This SBIR Phase I project develops a bacterial platform for intracellular drug delivery to solid tumors, with a primary focus on liver cancer. Every year, 30,000 men and women are diagnosed with unresectable hepatocellular carcinoma (HCC), which has a 5-year survival rate of 17.6 %. The prognosis for these patients is poor. Currently, there are no curative treatments for these patients. The current standard-of-care only increases overall survival by months and has toxic side effects, with a cost to the US healthcare system of $1.5B per year. This technology is based on the inherent feature of bacteria to colonize solid tumors throughout the body in ratios of 100,000 to 1 compared to healthy tissue. Due to this specificity, the developed bacterial platform has the potential to increase dosage specifically in tumors, while reducing toxic side effects in healthy tissues.

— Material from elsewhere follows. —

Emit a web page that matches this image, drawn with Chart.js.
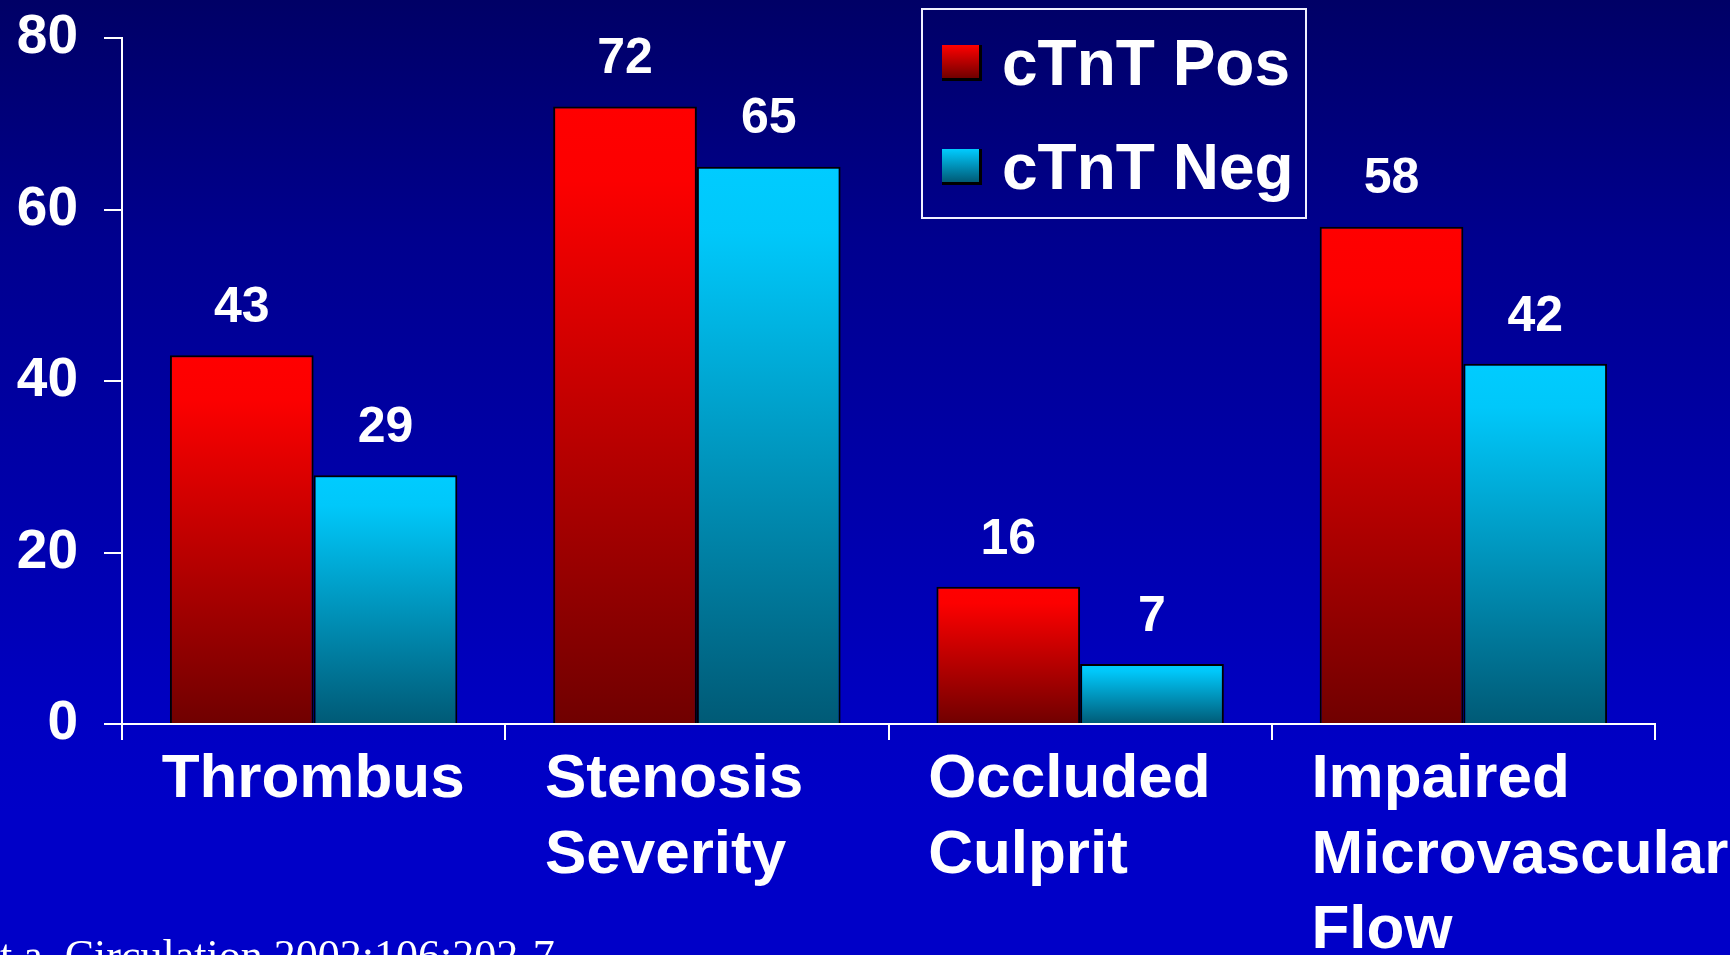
<!DOCTYPE html>
<html>
<head>
<meta charset="utf-8">
<script src="https://cdn.jsdelivr.net/npm/chart.js@4.4.1/dist/chart.umd.min.js"></script>
<style>
  html, body { margin: 0; padding: 0; }
  body {
    width: 1730px; height: 955px; overflow: hidden; position: relative;
    background: linear-gradient(to bottom, #000066 0%, #00008e 25%, #0000a8 50%, #0000c2 75%, #0000c8 85%, #0000c8 100%);
    font-family: "Liberation Sans", Arial, sans-serif;
  }
  #wrap { position: absolute; left: 0; top: 0; width: 1730px; height: 955px; }
  #legend {
    position: absolute; left: 921px; top: 8px; width: 386px; height: 211px;
    box-sizing: border-box; border: 2px solid #f0f0ff;
  }
  .item {
    position: absolute; left: 19px; height: 64px; display: flex; align-items: center;
    color: #fff; font-weight: bold; font-size: 64px; line-height: 64px; white-space: nowrap;
  }
  .swatch {
    width: 40px; height: 36px; margin-right: 20px; box-sizing: border-box;
    border-right: 3px solid #000; border-bottom: 3px solid #000;
  }
  #note {
    position: absolute; left: 0; top: 934px; color: #fff; white-space: nowrap;
    font-family: "Liberation Serif", "Times New Roman", serif; font-size: 44px; line-height: 44px;
  }
</style>
</head>
<body>
<div id="wrap"><canvas id="chart"></canvas></div>
<div id="legend"></div>
<div id="note">t a. Circulation 2002;106:202-7</div>
<script>
// data
const categories = [
  ['Thrombus'],
  ['Stenosis', 'Severity'],
  ['Occluded', 'Culprit'],
  ['Impaired', 'Microvascular', 'Flow'],
];
const seriesNames = ['cTnT Pos', 'cTnT Neg'];
const posValues = [43, 72, 16, 58];
const negValues = [29, 65, 7, 42];
const yTicks = [0, 20, 40, 60, 80];

const FONT = '"Liberation Sans", Arial, sans-serif';
const redStops = ['#ff0000', '#fc0000', '#700000'];
const cyanStops = ['#00ccff', '#00c8fa', '#005a76'];

// vertical gradient from bar top down to the zero line
function barGradient(stops) {
  return (ctx) => {
    const chart = ctx.chart;
    const y = chart.scales.y;
    if (!y || ctx.type !== 'data' || !ctx.parsed) return stops[0];
    const top = y.getPixelForValue(ctx.parsed.y);
    const base = y.getPixelForValue(0);
    if (!isFinite(top) || !isFinite(base) || base - top < 1) return stops[0];
    const g = chart.ctx.createLinearGradient(0, top, 0, base);
    g.addColorStop(0, stops[0]);
    g.addColorStop(0.12, stops[1]);
    g.addColorStop(1, stops[2]);
    return g;
  };
}

const valueLabels = {
  id: 'valueLabels',
  afterDatasetsDraw(chart) {
    const ctx = chart.ctx;
    ctx.save();
    ctx.fillStyle = '#fff';
    ctx.font = 'bold 50px ' + FONT;
    ctx.textAlign = 'center';
    ctx.textBaseline = 'middle';
    chart.data.datasets.forEach((ds, di) => {
      chart.getDatasetMeta(di).data.forEach((bar, i) => {
        ctx.fillText(String(ds.data[i]), bar.x, bar.y - 47);
      });
    });
    ctx.restore();
  }
};

new Chart(document.getElementById('chart'), {
  type: 'bar',
  data: {
    labels: categories,
    datasets: [
      { label: seriesNames[0], data: posValues, backgroundColor: barGradient(redStops) },
      { label: seriesNames[1], data: negValues, backgroundColor: barGradient(cyanStops) },
    ],
  },
  options: {
    responsive: true,
    maintainAspectRatio: false,
    animation: false,
    layout: { padding: { top: 38, right: 75, left: 0, bottom: 0 } },
    datasets: {
      bar: {
        categoryPercentage: 0.75,
        barPercentage: 1.0,
        borderColor: '#000',
        borderWidth: 2,
        borderSkipped: 'bottom',
      },
    },
    plugins: {
      legend: { display: false },
      tooltip: { enabled: false },
    },
    events: [],
    scales: {
      x: {
        grid: { display: true, drawOnChartArea: false, color: '#fff', lineWidth: 2, tickLength: 16, offset: true },
        border: { color: '#fff', width: 2 },
        ticks: {
          color: '#fff',
          font: { family: FONT, size: 62, weight: 'bold', lineHeight: 1.22 },
          align: 'start',
          labelOffset: -152,
          padding: 2,
          maxRotation: 0,
          autoSkip: false,
        },
        afterFit(scale) {
          scale.height = 231;
          scale.paddingLeft = 0;
          scale.paddingRight = 0;
        },
      },
      y: {
        min: yTicks[0],
        max: yTicks[yTicks.length - 1],
        afterBuildTicks(scale) { scale.ticks = yTicks.map(v => ({ value: v })); },
        grid: { drawOnChartArea: false, color: '#fff', lineWidth: 2, tickLength: 18 },
        border: { color: '#fff', width: 2 },
        ticks: {
          color: '#fff',
          padding: 26,
          font: { family: FONT, size: 55, weight: 'bold' },
        },
        afterFit(scale) {
          scale.width = 122;
          scale.paddingTop = 0;
          scale.paddingBottom = 0;
        },
      },
    },
  },
  plugins: [valueLabels],
});

// legend drawn as html, built from the series names
const legendEl = document.getElementById('legend');
[[seriesNames[0], redStops], [seriesNames[1], cyanStops]].forEach(([name, stops], i) => {
  const item = document.createElement('div');
  item.className = 'item';
  item.style.top = (21 + i * 104) + 'px';
  const sw = document.createElement('span');
  sw.className = 'swatch';
  sw.style.background = `linear-gradient(to bottom, ${stops[0]}, ${stops[2]})`;
  item.appendChild(sw);
  item.appendChild(document.createTextNode(name));
  legendEl.appendChild(item);
});
</script>
</body>
</html>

This platform will be a toolbox that can target intracellular pathways that are currently considered undruggable and deliver potent doses of biologicals directly into tumor cells. The affinity of bacteria for solid tumors, independent of organ localization, enables the extension of this delivery method to other hard-to-treat tumor types, such as pancreas, ovarian and gastric cancer.
Systemic cancer therapies have many obstacles, such as stability in the blood, traversing the cellular membrane, internalization and endosomal release. These processes impede the use of RNAi and peptides in humans and hamper the targeting of intracellular pathways with monoclonal antibodies. The development of a bacterial drug delivery platform can optimize drug potency in tumors and reduce side effects in healthy tissue. In this SBIR phase I, efficacy of this platform will be measured in HCC by targeting intracellular pathways essential for cell survival, for which no systemic therapy exists. A bacterial strain will be created according to FDA guidelines that can be manufactured reliably without loss of activity. An optimized preservation protocol will be developed to ensure maximal bacterial fitness and maximal delivery efficacy after administration. This bacterial delivery system has the potential to accelerate the translation of fundamental cancer research into clinical therapies. Discoveries could be genetically translated directly into protein, antibody or shRNA therapies that regulate mammalian gene expression and function.
This award reflects NSF's statutory mission and has been deemed worthy of support through evaluation using the Foundation's intellectual merit and broader impacts review criteria.